Drain noodles.  Mix noodles with half the spinach/red pepper sauce in a pasta bowl or casserole.
Slice chicken.  Serve pasta and sauce with sliced chicken on top.  Top with remaining sauce.
Garnish with additional basil, if desired.
To make this entirely gluten-free, substitute rice or other non-gluten flour for the all-purpose flour in this recipe.
Serves 6 to 8, depending on the appetites of those dining!  A tossed salad with cherry tomatoes and ripe olives, and garlic breadsticks complete the meal nicely. 

I think winter will come early this year.  The fall storms seem to have moved in, and some days it feels like fall is in the air.  My daughter laughed when I told her that, telling me that our humidity and heat have not felt much like fall.  This is true… but there is something, perhaps in the cicada song echoing through the dark of night, that resonates deep within me, foretelling the cooler weather and perhaps a harsher winter on the horizon.  The sounds of nature are musical... the breeze ruffling through leaves, birdsong, and even the chirping of insects.  My friend, Nancy, sent a link to a recording of crickets chirping, slowed down 50 times, and they sound like an angelic choir.
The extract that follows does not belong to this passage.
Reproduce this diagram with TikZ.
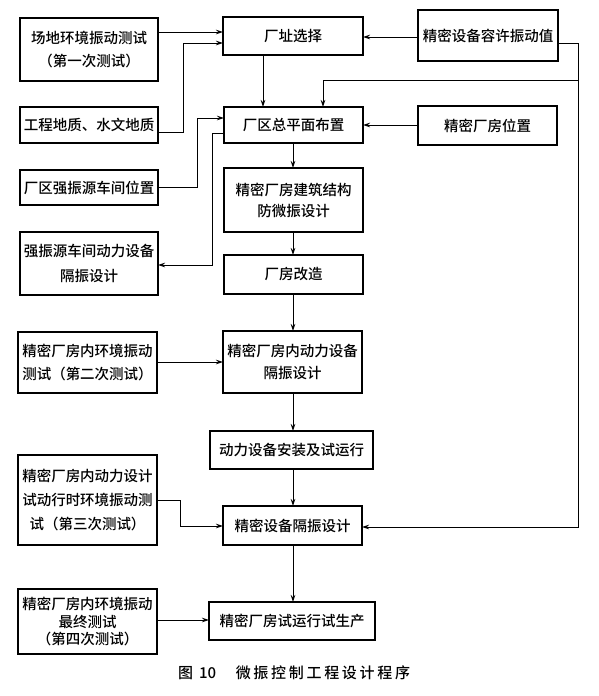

You can hear it here: https://soundcloud.com/acornavi/jim-wilson-crickets-audio   It reminded me of when I was a little girl on the farm in Wisconsin, not so far from the shores of Lake Superior, when I would lie in bed at night and fall asleep to the singing of the frogs.  It was, and still is, one of the most comforting sounds to me… beautiful in its simplicity.  Now, I wonder what they would sound like if their song was recorded and slowed down to allow me to hear the soul of their music.  I wonder if the cicadas, also, have a unique song of their own. There are so many things in this wonderful world that I discover every day… new things, exciting things.  There is poetry and music all around us… we have only to recognize it.